Dove had personal experience with pfiesteria. When he and his son were fishing and were exposed to fumes from pfiesteria, they experienced temporary memory loss. That memory loss has been so bad that some fishermen can’t remember how to get back to the dock or home.

“Once you bring in the factory farms, life will never be the same,” Dove said.

Kelly Foster, senior attorney with the Waterkeeper Alliance, said not to expect environmental laws like the Clean Water Act to protect you because they won’t. CAFOs often claim to be “zero discharge” facilities, alleging no waste leaves the area so a wastewater permit is not needed. Although numerous studies have documented the hog waste getting into local rivers, the industry is so powerful that it has been able to evade properly treating its waste.

“The environmental laws are all written by the industry,” she said.

In North Carolina, the CAFOs are usually sited by streams or rivers, and the Waterkeepers believe this could be by design as a handy way to get rid of their waste. Foster said with the karst topography of the Ozarks, waste from hog farms is likely to leach into the ground and follow underwater fissures to emerge from the ground in a spring, river, lake or drinking water well. The Ozarks could be the “ideal” place for the hog waste to disappear.

Foster said the Ozark water bodies are in various stages of death from nitrification (over-fertilization from sources such as the poultry CAFOs). Hog factories would make the problem much worse.

“Stop them before they start,” Foster urged. “Organizing your communities is the only way to stop the CAFOs.”

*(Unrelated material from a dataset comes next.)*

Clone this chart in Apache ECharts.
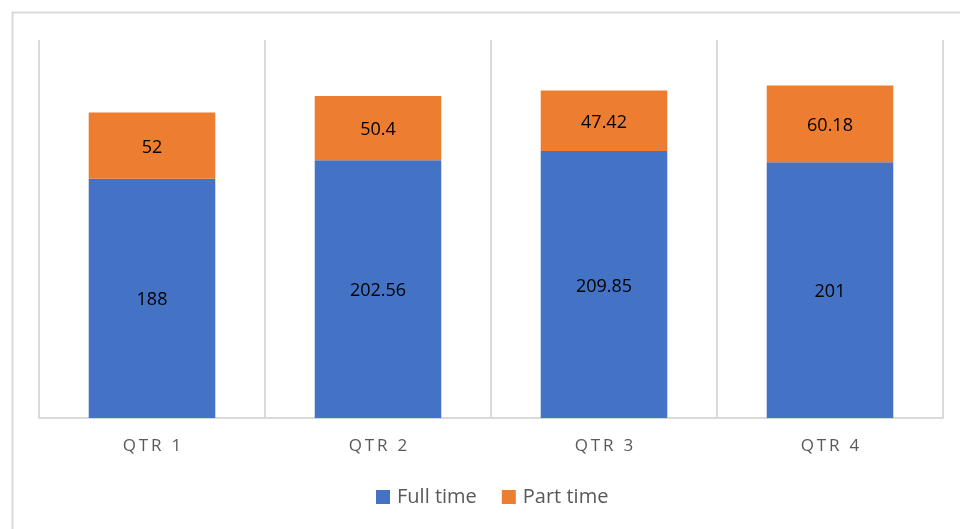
<!DOCTYPE html>
<html><head><meta charset="utf-8">
<script src="https://cdn.jsdelivr.net/npm/echarts@6/dist/echarts.min.js"></script>
<style>html,body{margin:0;padding:0;background:#fff}#c{width:960px;height:529px}</style>
</head><body><div id="c"></div>
<script>
const categories = ['QTR 1', 'QTR 2', 'QTR 3', 'QTR 4'];
const fullTime = [188, 202.56, 209.85, 201];
const partTime = [52, 50.4, 47.42, 60.18];
const seriesNames = ['Full time', 'Part time'];

const chart = echarts.init(document.getElementById('c'), null, {renderer: 'canvas'});
const font = '"Open Sans", "Liberation Sans", sans-serif';
const lbl = {show: true, position: 'inside', color: '#000', fontSize: 18, fontFamily: font, offset: [0, 2]};
chart.setOption({
  animation: false,
  textStyle: {fontFamily: font},
  graphic: [{type: 'rect', left: 10, top: 10, shape: {width: 960, height: 540}, style: {fill: 'none', stroke: '#d9d9d9', lineWidth: 2}, silent: true}],
  grid: {left: 39, right: 17, top: 40, bottom: 111},
  legend: {bottom: 22, left: 376, padding: 0, itemWidth: 14, itemHeight: 14, itemGap: 25, icon: 'rect',
    textStyle: {color: '#595959', fontSize: 20, fontFamily: font, padding: [0, 0, 0, 2]}, data: seriesNames},
  xAxis: {type: 'category', data: categories,
    axisLine: {lineStyle: {color: '#d9d9d9', width: 2}}, axisTick: {show: false},
    splitLine: {show: true, lineStyle: {color: '#d9d9d9', width: 2}},
    axisLabel: {color: '#595959', fontSize: 17, margin: 20, fontFamily: font,
      formatter: v => v.split('').join('\u2009')}},
  yAxis: {type: 'value', min: 0, max: 297, show: false, splitLine: {show: false}},
  series: [
    {name: seriesNames[0], type: 'bar', stack: 't', data: fullTime, barWidth: '56%', itemStyle: {color: '#4472c4'}, label: lbl},
    {name: seriesNames[1], type: 'bar', stack: 't', data: partTime, barWidth: '56%', itemStyle: {color: '#ed7d31'}, label: lbl}
  ]
});
</script></body></html>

Many states have put moratoriums on new hog factories. In North Carolina, there is a ban on new spray fields. But the Arkansas Department of Environmental Quality (ADEQ) has adopted a “general permit” that makes it easy for CAFOs to get permits without – in the case of the hog factory near the Buffalo River – proper notification to state and federal agencies, and the public. The Waterkeepers said Arkansas could very well be a target for hog factories expansions because they have been blocked in other states from expanding, and Arkansas has made it easy to get permits.